La. deputy who died of COVID-19 remembered for kindness, politeness

Deputy Vanessa Mackey is the first Orleans Parish deputy to succumb to the coronavirus


Matt Sledge
The Times-Picayune

ORLEANS PARISH, La. — Two days before her mother died from the novel coronavirus, Valisha Scott got permission to visit her in the hospital.

Because of infection controls, Scott had to talk to her mother, an Orleans Parish Sheriff's Office deputy, from behind glass through a cracked door.

Deputy Vanessa Mackey is the first Orleans Parish deputy to die from COVID-19 complications. (Photo/TNS)
Deputy Vanessa Mackey is the first Orleans Parish deputy to die from COVID-19 complications. (Photo/TNS)

“It was hard,” Scott said Tuesday. “I just wanted to give her a hug or a kiss. Hold her hand.”

Scott’s mother, Vanessa Mackey, on April 15 became the first Sheriff’s Office deputy to die from COVID-19. Mackey did not have regular contact with inmates, but the death of a deputy known for her buoyant personality underscored the disease’s toll at an agency that has had a significant outbreak. Colleagues last week flooded social media with tributes.

Through Tuesday, 124 of the 701 inmates tested at the New Orleans jail have received positive results for the coronavirus. Some have been released but 87 remain in custody. The virus has also spread to 13 of 50 medical staffers and 68 of 316 Sheriff’s Office staffers who have been tested.

The numbers are high in part because the Sheriff’s Office decided to test all inmates whether or not they exhibit symptoms of COVID-19. Darnley Hodge, the jail’s court-appointed director, said Monday that only five inmates in custody with positive results had symptoms.

Mackey, 59, was a Lower 9th Ward native who lived in Marrero. She had two daughters, two sons, and five grandchildren.

Her biological relatives were only a tiny fraction of the large chosen family Mackey created around her, according to Scott and Henrisha Williams, another daughter. Neighbor kids on their block called her “Mama Nessa.”

“If you met her, you became family,” Williams said. “She was one to open her home to many.”

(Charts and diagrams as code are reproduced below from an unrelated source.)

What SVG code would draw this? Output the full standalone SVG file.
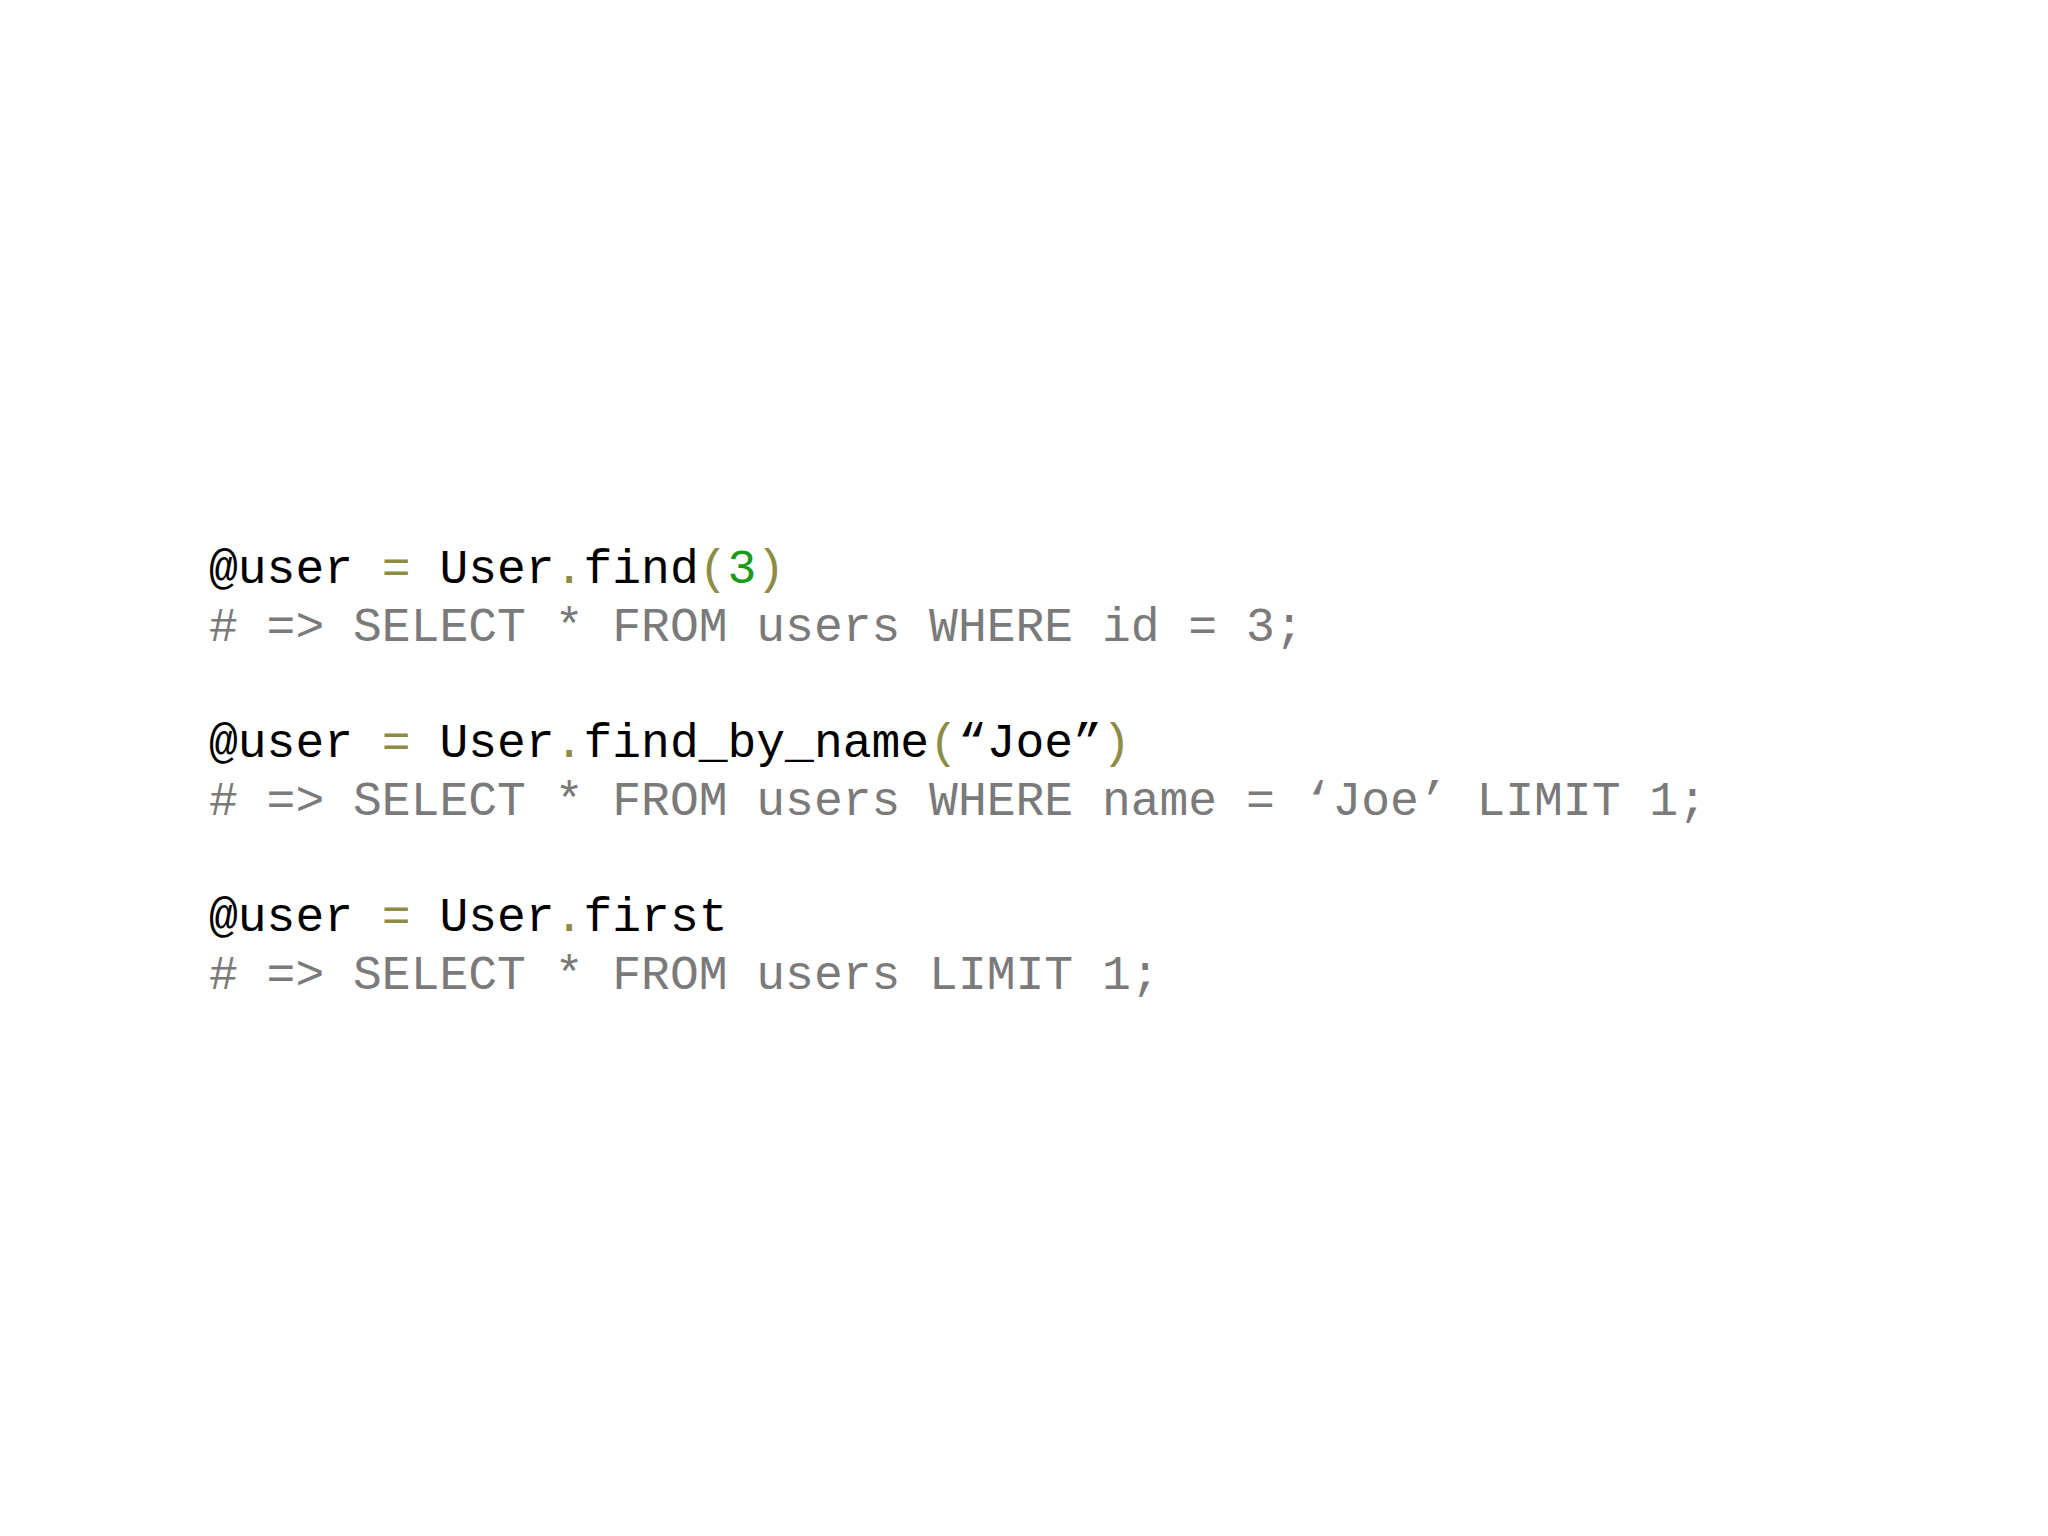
<svg xmlns="http://www.w3.org/2000/svg" width="2048" height="1536" viewBox="0 0 2048 1536">
<style>
text{font-family:"Liberation Mono","Courier New",monospace;font-size:48px;white-space:pre}
.k{fill:#000}.c{fill:#7a7a7a}.o{fill:#8c8c45}.n{fill:#1a9a1a}
</style>
<rect width="2048" height="1536" fill="#fff"/>
<g id="code">
<text x="209" y="583" class="k">@user <tspan class="o">=</tspan> User<tspan class="o">.</tspan>find<tspan class="o">(</tspan><tspan class="n">3</tspan><tspan class="o">)</tspan></text>
<text x="209" y="641" class="c"># =&gt; SELECT * FROM users WHERE id = 3;</text>
<text x="209" y="757" class="k">@user <tspan class="o">=</tspan> User<tspan class="o">.</tspan>find_by_name<tspan class="o">(</tspan>“Joe”<tspan class="o">)</tspan></text>
<text x="209" y="815" class="c"># =&gt; SELECT * FROM users WHERE name = ‘Joe’ LIMIT 1;</text>
<text x="209" y="931" class="k">@user <tspan class="o">=</tspan> User<tspan class="o">.</tspan>first</text>
<text x="209" y="989" class="c"># =&gt; SELECT * FROM users LIMIT 1;</text>
</g>
</svg>
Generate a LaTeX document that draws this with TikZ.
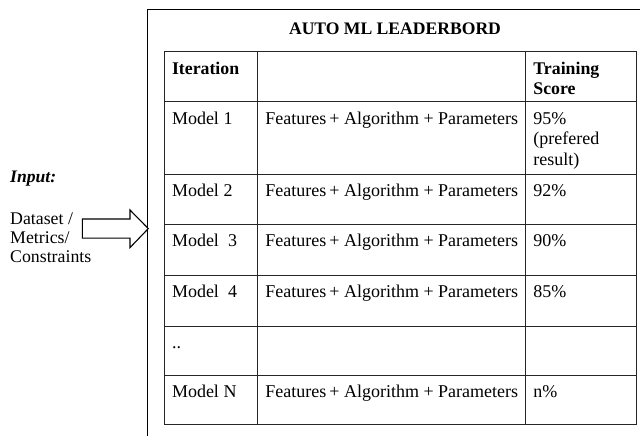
\documentclass[tikz,border=0pt]{standalone}
\usepackage{fontspec}
\setmainfont{Liberation Serif}
\begin{document}
\begin{tikzpicture}[x=1bp,y=-1bp,
  txt/.style={anchor=base west,inner sep=0pt,font=\fontsize{18bp}{20.5bp}\selectfont},
  hdr/.style={anchor=base west,inner sep=0pt,font=\fontsize{17.8bp}{20.5bp}\selectfont\bfseries},
  grid/.style={line width=0.95bp,draw=black!85},
  frame/.style={line width=1.3bp,draw=black},
  blockarrow/.style={line width=1.1bp,draw=black,fill=white,line join=miter}]
\useasboundingbox (0,0) rectangle (640,436);
\clip (0,0) rectangle (640,436);
% outer frame (continues beyond the right and bottom edges)
\coordinate (frameBL) at (147.7,440);
\coordinate (frameTL) at (147.7,9.5);
\coordinate (frameTR) at (645,9.5);
\draw[frame] (frameBL) -- (frameTL) -- (frameTR);
% title
\node[inner sep=0pt,anchor=base,font=\fontsize{17.6bp}{20.5bp}\selectfont\bfseries] (title) at (395,35) {AUTO ML LEADERBORD};
% table grid
\def\cA{164.3}\def\cB{257.7}\def\cC{525.7}\def\cD{636}
\draw[grid] (\cA,51.7) rectangle (\cD,424.3);
\foreach \r in {101.7,174,224,275,326,375}{\draw[grid] (\cA,\r) -- (\cD,\r);}
\draw[grid] (\cB,51.7) -- (\cB,424.3);
\draw[grid] (\cC,51.7) -- (\cC,424.3);
% header
\node[hdr] (hIter) at (171.8,74.2) {Iteration};
\node[hdr] (hScore) at (533.2,74.2) {\vtop{\hbox{Training}\hbox{Score}}};
% rows
\node[txt] (m1) at (171.8,124.2) {Model 1};
\node[txt] (f1) at (265.2,124.2) {Features\,+ Algorithm + Parameters};
\node[txt] (s1) at (533.2,124.2) {\vtop{\hbox{95\%}\hbox{(prefered}\hbox{result)}}};
\node[txt] (m2) at (171.8,196.5) {Model 2};
\node[txt] (f2) at (265.2,196.5) {Features\,+ Algorithm + Parameters};
\node[txt] (s2) at (533.2,196.5) {92\%};
\node[txt] (m3) at (171.8,246.5) {Model\ \ 3};
\node[txt] (f3) at (265.2,246.5) {Features\,+ Algorithm + Parameters};
\node[txt] (s3) at (533.2,246.5) {90\%};
\node[txt] (m4) at (171.8,297.5) {Model\ \ 4};
\node[txt] (f4) at (265.2,297.5) {Features\,+ Algorithm + Parameters};
\node[txt] (s4) at (533.2,297.5) {85\%};
\node[txt] (m5) at (171.8,348.5) {..};
\node[txt] (mN) at (171.8,397.5) {Model N};
\node[txt] (fN) at (265.2,397.5) {Features\,+ Algorithm + Parameters};
\node[txt] (sN) at (533.2,397.5) {n\%};
% input
\node[txt,font=\fontsize{17.6bp}{20.5bp}\selectfont\bfseries\itshape] (input) at (10,182.7) {Input:};
\node[txt,font=\fontsize{17.8bp}{18.8bp}\selectfont] (data) at (10,225) {\vtop{\hbox{Dataset /}\hbox{Metrics/}\hbox{Constraints}}};
% block arrow
\coordinate (tail) at (82.3,228.6);
\coordinate (tip) at (148.3,228.6);
\draw[blockarrow] (tail) ++(0,-9.6) -- ++(47.7,0) -- ++(0,-9) -- (tip) -- ++(-18.3,19) -- ++(0,-9.4) -- ++(-47.7,0) -- cycle;
\end{tikzpicture}
\end{document}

Mackey followed her then-husband into employment at the Jefferson Parish Sheriff’s Office before Hurricane Katrina. The 2005 storm forced her to move to Lafayette for a year, her daughters said. After her return, she worked as a nursing aid and eventually returned to law enforcement.

Another deputy who trained with her in the 2017 class at the Orleans Parish Sheriff’s Office academy, Alexys Alexander, said Mackey “kept our class together.”

Mackey loved to dance — once even cutting a rug at the shooting range during firearms qualification. She was also respectful to inmates, Alexander said.

“She was older than all of us, but we made sure she kept up," Alexander said. "She was a very, very, lovely energetic lady."

Before the novel coronavirus outbreak in Louisiana, Williams was transferred to an assignment in the jail’s video visitation center, which meant she no longer had regular contact with inmates.

Her relatives aren't sure how she contracted coronavirus. She may have caught it working parade details during Carnival, from a colleague in the Sheriff’s Office mailroom or at a funeral where another mourner later died from COVID-19, her daughters said.

Mackey was hospitalized at the Ochsner Medical Center’s West Bank Campus on March 22 and transferred to the intensive care unit, where she was placed on a ventilator, on April 1. For weeks she fought an up-and-down struggle against pneumonia, low oxygen levels, a collapsed lung and blood clots in her leg, according to her daughters.

“Her body just went through a lot of trauma,” Williams said.

In the last hours of her life, Mackey’s family gathered on a call to a phone in her hospital room.

The call turned into a sprawling gathering much like the ones Mackey had hosted on happier days. First a handful of relatives joined, then more and then more, until it was a “family reunion,” Williams said.

Mackey couldn’t talk, but nurses told the family that she could understand them. Williams said she gets emotional when she thinks of her last words to her mother.

“I just wanted her to know that she did her best for her children,” Williams said. “We will be OK. You have done everything you can possibly do.”